● **WHAT YOU ARE ASKED TO DO**
Pull out every line in the data that has the string "chart" in it.

● **DATA SECTION**

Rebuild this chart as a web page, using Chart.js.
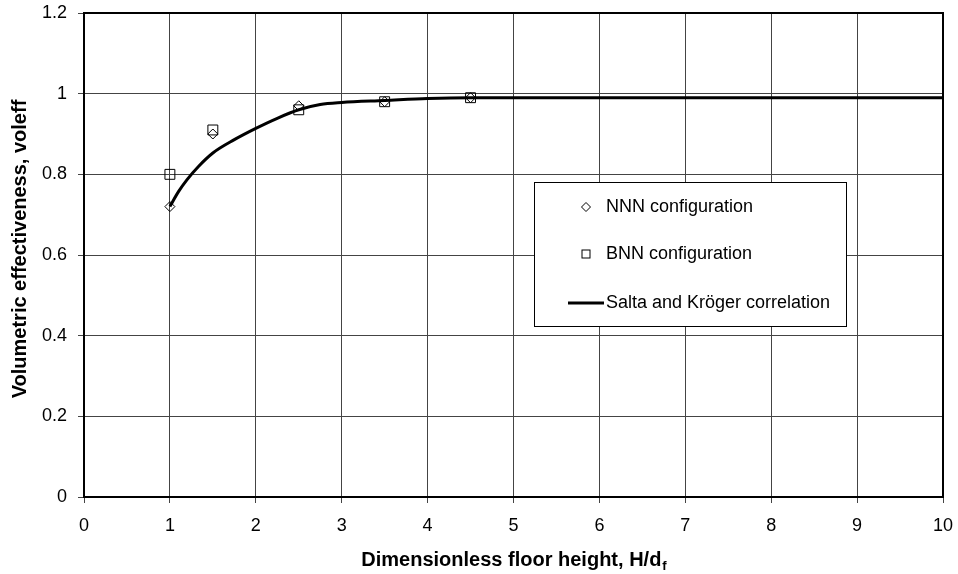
<!DOCTYPE html>
<html>
<head>
<meta charset="utf-8">
<script src="https://cdn.jsdelivr.net/npm/chart.js@4.4.0/dist/chart.umd.min.js"></script>
<style>
  html, body { margin: 0; padding: 0; background: #fff; }
</style>
</head>
<body>
<canvas id="chart" width="958" height="574"></canvas>
<script>
// Measured points (H/d_f vs volumetric effectiveness)
const xMeasured = [1, 1.5, 2.5, 3.5, 4.5]
const nnnValues = [0.72, 0.90, 0.97, 0.98, 0.99]
const bnnValues = [0.80, 0.91, 0.96, 0.98, 0.99]

// Salta and Kröger correlation
const xCurve = [1, 1.1, 1.2, 1.33, 1.5, 1.75, 2, 2.25, 2.5, 2.75, 3, 3.5, 4, 4.5, 5, 6, 7, 8, 9, 10]
const yCurve = [0.72, 0.757, 0.787, 0.819, 0.853, 0.886, 0.914, 0.939, 0.960, 0.973, 0.978, 0.983, 0.988, 0.990, 0.990, 0.990, 0.990, 0.990, 0.990, 0.990]

const xTickLabels = ['0', '1', '2', '3', '4', '5', '6', '7', '8', '9', '10']
const yTickLabels = ['0', '0.2', '0.4', '0.6', '0.8', '1', '1.2']

const seriesNames = ['NNN configuration', 'BNN configuration', 'Salta and Kröger correlation']
const xTitle = 'Dimensionless floor height, H/d'
const xTitleSub = 'f'
const yTitle = 'Volumetric effectiveness, voleff'

const FONT = '"Liberation Sans", Arial, sans-serif'
const toPoints = (xs, ys) => xs.map((x, i) => ({ x: x, y: ys[i] }))

// Plot frame drawn over the grid
const framePlugin = {
  id: 'frame',
  beforeDatasetsDraw(chart) {
    const { ctx, chartArea: a } = chart
    ctx.save()
    ctx.strokeStyle = '#000'
    ctx.lineWidth = 2
    ctx.strokeRect(a.left, a.top, a.right - a.left, a.bottom - a.top)
    ctx.restore()
  },
}

// Boxed legend inside the plot, like the original
const boxLegendPlugin = {
  id: 'boxLegend',
  afterDatasetsDraw(chart) {
    const ctx = chart.ctx
    const box = { x: 534, y: 182, w: 312, h: 144 }
    const rows = [207, 254, 303]
    const markX = 586
    const textX = 606
    ctx.save()
    ctx.fillStyle = '#fff'
    ctx.fillRect(box.x, box.y, box.w, box.h)
    ctx.strokeStyle = '#000'
    ctx.lineWidth = 1
    ctx.strokeRect(box.x + 0.5, box.y + 0.5, box.w, box.h)

    // diamond
    ctx.beginPath()
    ctx.moveTo(markX - 4.5, rows[0])
    ctx.lineTo(markX, rows[0] - 4.5)
    ctx.lineTo(markX + 4.5, rows[0])
    ctx.lineTo(markX, rows[0] + 4.5)
    ctx.closePath()
    ctx.stroke()
    // square
    ctx.strokeRect(markX - 4, rows[1] - 4, 8, 8)
    // line
    ctx.beginPath()
    ctx.lineWidth = 3
    ctx.moveTo(568, rows[2])
    ctx.lineTo(604, rows[2])
    ctx.stroke()

    ctx.fillStyle = '#000'
    ctx.font = '18px ' + FONT
    ctx.textBaseline = 'middle'
    ctx.textAlign = 'left'
    seriesNames.forEach((name, i) => ctx.fillText(name, textX, rows[i]))
    ctx.restore()
  },
}

// Axis titles (x title needs a subscript)
const titlesPlugin = {
  id: 'titles',
  afterDraw(chart) {
    const { ctx, chartArea: a } = chart
    ctx.save()
    ctx.fillStyle = '#000'
    ctx.textBaseline = 'alphabetic'
    ctx.textAlign = 'left'

    ctx.font = 'bold 20px ' + FONT
    const mainW = ctx.measureText(xTitle).width
    ctx.font = 'bold 13px ' + FONT
    const subW = ctx.measureText(xTitleSub).width
    const startX = (a.left + a.right) / 2 - (mainW + subW) / 2
    const baseY = 566
    ctx.font = 'bold 20px ' + FONT
    ctx.fillText(xTitle, startX, baseY)
    ctx.font = 'bold 13px ' + FONT
    ctx.fillText(xTitleSub, startX + mainW + 1, baseY + 4)

    ctx.translate(20, (a.top + a.bottom) / 2 - 6)
    ctx.rotate(-Math.PI / 2)
    ctx.font = 'bold 20px ' + FONT
    ctx.textAlign = 'center'
    ctx.textBaseline = 'middle'
    ctx.fillText(yTitle, 0, 0)
    ctx.restore()
  },
}

const gridColor = '#444'

new Chart(document.getElementById('chart'), {
  type: 'scatter',
  data: {
    datasets: [
      {
        label: seriesNames[2],
        data: toPoints(xCurve, yCurve),
        showLine: true,
        borderColor: '#000',
        borderWidth: 3,
        pointRadius: 0,
        cubicInterpolationMode: 'monotone',
        order: 3,
      },
      {
        label: seriesNames[0],
        data: toPoints(xMeasured, nnnValues),
        pointStyle: 'rectRot',
        pointRadius: 5,
        borderColor: '#000',
        backgroundColor: 'rgba(0,0,0,0)',
        borderWidth: 1,
        order: 1,
      },
      {
        label: seriesNames[1],
        data: toPoints(xMeasured, bnnValues),
        pointStyle: 'rect',
        pointRadius: 7,
        borderColor: '#000',
        backgroundColor: 'rgba(0,0,0,0)',
        borderWidth: 1,
        order: 2,
      },
    ],
  },
  options: {
    responsive: false,
    animation: false,
    events: [],
    layout: { padding: { top: 13, right: 15, left: 0, bottom: 0 } },
    plugins: {
      legend: { display: false },
      tooltip: { enabled: false },
    },
    scales: {
      x: {
        type: 'linear',
        min: 0,
        max: 10,
        afterFit(scale) {
          scale.height = 77
          scale.paddingLeft = 0
          scale.paddingRight = 0
        },
        ticks: {
          stepSize: 1,
          padding: 12,
          color: '#000',
          font: { family: FONT, size: 18 },
          callback: (v) => xTickLabels[Math.round(v)],
          maxRotation: 0,
        },
        grid: { color: gridColor, lineWidth: 1, tickLength: 6 },
        border: { display: false },
      },
      y: {
        type: 'linear',
        min: 0,
        max: 1.2,
        afterFit(scale) {
          scale.width = 84
          scale.paddingTop = 0
          scale.paddingBottom = 0
        },
        ticks: {
          stepSize: 0.2,
          padding: 11,
          color: '#000',
          font: { family: FONT, size: 18 },
          callback: (v) => yTickLabels[Math.round(v / 0.2)],
        },
        grid: { color: gridColor, lineWidth: 1, tickLength: 6 },
        border: { display: false },
      },
    },
  },
  plugins: [framePlugin, boxLegendPlugin, titlesPlugin],
})
</script>
</body>
</html>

● **ANSWER FOR THE TASK**
Rebuild this chart as a web page, using Chart.js.
<script src="https://cdn.jsdelivr.net/npm/chart.js@4.4.0/dist/chart.umd.min.js"></script>
<canvas id="chart" width="958" height="574"></canvas>
  beforeDatasetsDraw(chart) {
    const { ctx, chartArea: a } = chart
  afterDatasetsDraw(chart) {
    const ctx = chart.ctx
  afterDraw(chart) {
    const { ctx, chartArea: a } = chart
new Chart(document.getElementById('chart'), {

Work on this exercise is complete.